The wind that was directing my wanderlust sails appropriately delivered me to the seafaring shores of Portugal. I had put Portugal on a short list, along with Dahab, Egypt and Kythira, Greece, of places that I would want to work from if I ever decided to try my hand at writing. And toward the end of my last round of travels, I had decided that I did want to write. A book. A book about surviving from some of the deepest pain I have ever known. 

Dahab was on the list because when I landed there over a year ago, it was one of the most calm places I had ever visited. I remember remarking that if you weren’t a writer yet, then this was the place to become one. Kythira was always tempting because it is the supremely beautiful island where my family reigns from and I thought it would be a good place to receive divine intervention from the ancestors. Heck, they could even write the book for me and I could just kick back with some Ouzo and a cigar. But Portugal was special. And Portugal was calling to me. 

Back in 1967, shortly after my mother started work as my father’s secretary, in which time my father had declared her the most beautiful woman he had ever seen, he took a trip to Portugal, Spain, and Morocco.
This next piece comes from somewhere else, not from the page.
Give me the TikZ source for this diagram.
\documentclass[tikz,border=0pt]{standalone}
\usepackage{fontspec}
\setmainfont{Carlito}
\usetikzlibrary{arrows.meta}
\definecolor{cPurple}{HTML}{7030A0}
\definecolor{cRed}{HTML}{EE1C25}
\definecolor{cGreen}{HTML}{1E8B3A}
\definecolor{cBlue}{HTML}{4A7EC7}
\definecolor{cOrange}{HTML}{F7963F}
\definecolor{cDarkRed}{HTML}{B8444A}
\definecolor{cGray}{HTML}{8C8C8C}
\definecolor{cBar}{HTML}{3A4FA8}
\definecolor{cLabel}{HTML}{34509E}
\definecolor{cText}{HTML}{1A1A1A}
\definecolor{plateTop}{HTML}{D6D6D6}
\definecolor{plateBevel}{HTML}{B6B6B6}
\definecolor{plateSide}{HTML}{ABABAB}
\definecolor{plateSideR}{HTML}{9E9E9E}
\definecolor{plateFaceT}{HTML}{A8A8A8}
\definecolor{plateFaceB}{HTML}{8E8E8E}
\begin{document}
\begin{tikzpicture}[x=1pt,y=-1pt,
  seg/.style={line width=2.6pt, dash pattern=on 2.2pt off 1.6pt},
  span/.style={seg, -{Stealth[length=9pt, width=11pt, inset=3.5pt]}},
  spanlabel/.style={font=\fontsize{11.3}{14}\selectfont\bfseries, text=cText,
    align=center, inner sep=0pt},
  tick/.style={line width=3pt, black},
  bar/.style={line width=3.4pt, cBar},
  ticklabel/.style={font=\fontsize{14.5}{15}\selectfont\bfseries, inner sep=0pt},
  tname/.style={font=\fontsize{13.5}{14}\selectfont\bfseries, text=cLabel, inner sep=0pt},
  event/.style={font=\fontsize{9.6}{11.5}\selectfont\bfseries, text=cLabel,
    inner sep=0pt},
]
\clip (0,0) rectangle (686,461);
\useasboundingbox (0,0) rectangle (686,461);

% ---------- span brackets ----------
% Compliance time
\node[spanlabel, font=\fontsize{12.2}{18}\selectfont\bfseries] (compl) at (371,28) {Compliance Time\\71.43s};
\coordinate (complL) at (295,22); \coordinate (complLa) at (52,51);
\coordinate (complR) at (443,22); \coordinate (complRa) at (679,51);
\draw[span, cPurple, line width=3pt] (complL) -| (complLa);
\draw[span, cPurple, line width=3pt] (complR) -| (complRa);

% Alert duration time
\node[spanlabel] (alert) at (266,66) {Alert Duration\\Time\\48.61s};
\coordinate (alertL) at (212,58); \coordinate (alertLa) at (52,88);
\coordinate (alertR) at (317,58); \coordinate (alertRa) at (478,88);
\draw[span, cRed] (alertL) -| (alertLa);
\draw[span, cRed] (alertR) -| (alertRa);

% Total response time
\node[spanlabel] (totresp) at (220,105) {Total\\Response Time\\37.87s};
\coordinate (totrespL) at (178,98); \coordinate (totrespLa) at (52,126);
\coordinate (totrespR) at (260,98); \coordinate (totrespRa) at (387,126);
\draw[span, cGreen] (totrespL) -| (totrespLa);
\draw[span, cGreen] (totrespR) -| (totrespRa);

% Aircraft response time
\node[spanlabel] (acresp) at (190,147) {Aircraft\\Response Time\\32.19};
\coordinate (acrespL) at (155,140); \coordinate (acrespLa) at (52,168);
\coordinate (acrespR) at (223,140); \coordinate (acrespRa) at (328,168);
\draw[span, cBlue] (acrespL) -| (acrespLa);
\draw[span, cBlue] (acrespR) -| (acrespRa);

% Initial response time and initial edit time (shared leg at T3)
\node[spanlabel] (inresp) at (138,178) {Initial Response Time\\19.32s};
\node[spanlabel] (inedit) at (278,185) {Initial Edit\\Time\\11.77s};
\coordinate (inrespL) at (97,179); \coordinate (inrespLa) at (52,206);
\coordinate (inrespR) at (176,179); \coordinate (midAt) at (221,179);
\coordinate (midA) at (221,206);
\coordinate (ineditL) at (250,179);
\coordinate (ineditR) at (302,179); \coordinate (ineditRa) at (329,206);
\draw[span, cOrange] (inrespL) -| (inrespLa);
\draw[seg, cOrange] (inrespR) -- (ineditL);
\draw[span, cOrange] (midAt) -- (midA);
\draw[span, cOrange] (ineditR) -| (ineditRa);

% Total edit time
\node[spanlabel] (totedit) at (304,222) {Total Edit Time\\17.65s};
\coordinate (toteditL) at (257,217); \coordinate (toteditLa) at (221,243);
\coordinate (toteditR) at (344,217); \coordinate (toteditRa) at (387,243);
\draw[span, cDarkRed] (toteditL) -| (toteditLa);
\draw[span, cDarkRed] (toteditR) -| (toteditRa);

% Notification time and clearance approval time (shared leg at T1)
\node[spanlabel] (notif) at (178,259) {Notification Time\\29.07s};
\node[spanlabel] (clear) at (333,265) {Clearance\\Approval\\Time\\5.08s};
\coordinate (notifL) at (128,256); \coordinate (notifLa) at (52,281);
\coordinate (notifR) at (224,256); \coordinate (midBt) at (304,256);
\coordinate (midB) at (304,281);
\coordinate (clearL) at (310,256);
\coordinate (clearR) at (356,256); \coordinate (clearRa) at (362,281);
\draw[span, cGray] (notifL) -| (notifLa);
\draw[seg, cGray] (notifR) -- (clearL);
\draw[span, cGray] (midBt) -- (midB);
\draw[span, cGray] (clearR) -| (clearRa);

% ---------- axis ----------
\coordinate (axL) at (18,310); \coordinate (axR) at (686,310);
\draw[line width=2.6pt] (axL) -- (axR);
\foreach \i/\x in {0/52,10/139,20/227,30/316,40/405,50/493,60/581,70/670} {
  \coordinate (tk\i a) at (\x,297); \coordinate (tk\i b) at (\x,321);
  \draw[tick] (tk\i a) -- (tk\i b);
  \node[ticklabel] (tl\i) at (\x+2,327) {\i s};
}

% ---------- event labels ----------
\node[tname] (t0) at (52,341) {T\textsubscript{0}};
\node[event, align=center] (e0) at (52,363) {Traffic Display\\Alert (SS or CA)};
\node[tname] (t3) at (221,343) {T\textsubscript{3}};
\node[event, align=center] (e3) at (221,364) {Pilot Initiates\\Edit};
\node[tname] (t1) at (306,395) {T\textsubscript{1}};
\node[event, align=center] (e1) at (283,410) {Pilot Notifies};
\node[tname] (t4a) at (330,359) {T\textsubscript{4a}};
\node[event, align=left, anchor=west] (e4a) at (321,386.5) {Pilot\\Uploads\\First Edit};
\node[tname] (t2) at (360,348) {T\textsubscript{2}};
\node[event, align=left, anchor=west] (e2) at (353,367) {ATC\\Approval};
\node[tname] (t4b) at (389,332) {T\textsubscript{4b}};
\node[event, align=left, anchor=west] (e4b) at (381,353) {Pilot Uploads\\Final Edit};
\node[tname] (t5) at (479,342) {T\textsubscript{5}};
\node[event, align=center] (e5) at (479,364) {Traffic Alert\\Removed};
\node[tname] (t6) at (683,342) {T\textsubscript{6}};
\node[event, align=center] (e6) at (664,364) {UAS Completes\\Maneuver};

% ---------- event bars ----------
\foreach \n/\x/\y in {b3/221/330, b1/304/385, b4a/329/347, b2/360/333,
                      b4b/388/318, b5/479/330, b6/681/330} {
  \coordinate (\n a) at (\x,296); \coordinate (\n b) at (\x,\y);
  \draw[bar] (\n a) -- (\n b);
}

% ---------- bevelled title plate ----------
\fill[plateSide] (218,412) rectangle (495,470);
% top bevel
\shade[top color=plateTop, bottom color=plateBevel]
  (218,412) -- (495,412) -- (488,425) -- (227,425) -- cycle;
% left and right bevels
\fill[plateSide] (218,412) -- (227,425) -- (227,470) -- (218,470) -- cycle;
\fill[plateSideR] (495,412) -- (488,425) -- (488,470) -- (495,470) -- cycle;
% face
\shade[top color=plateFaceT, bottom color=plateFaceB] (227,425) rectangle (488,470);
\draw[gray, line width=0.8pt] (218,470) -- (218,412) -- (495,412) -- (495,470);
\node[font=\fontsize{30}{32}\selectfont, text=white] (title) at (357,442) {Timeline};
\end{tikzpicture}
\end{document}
I know this because I found the three love letters he had written to her, one from each destination. They spelled out the artistic ambitions of a man, a dreamer, who wanted to earn a living from writing poetry and painting pictures; to live indulgent with wine and cigarettes; to wake each day with passion and my lovely mother by his side. And with each letter he promised them, sentence by sentence, that it was all possible. 

The weathered paper detailed the streets my father walked down, the food he ate, the drinks he drank, the music he heard and, at the end of each, how much he missed her. When I found these letters over thirty years after they were written and ten years after his death, I lamented that the author was a man I never knew. 

During my years growing up, my father had already chosen to let his creativity suffocate under the stresses of his reality; having a wife, two children, elderly parents to care for, mortgage payments and pending college tuitions. All which was supported by a job he hated waking up for everyday. By the time I was five, the poetry had turned into number crunching behind a desk, sweet wine turned into hard scotch and his passion was left to linger as forgotten words on faded bar napkins and letters sealed in time, stamped with postage from Portugal. 

I decided that instead of seeking out calm or ancestral soil, I would instead come to a place where my father felt some of his greatest freedom. I would use the path of his life as an example, if not a warning, to keep my dreams and artistic pursuits front and center. And in doing so, I would kick off the festivities in Lisbon, a city my father loved, retracing some of his steps by drinking port and listening to Fado music in small bars into the wee hours of the night. And then, just as in his letters, I would weave home by the dim light of the streets.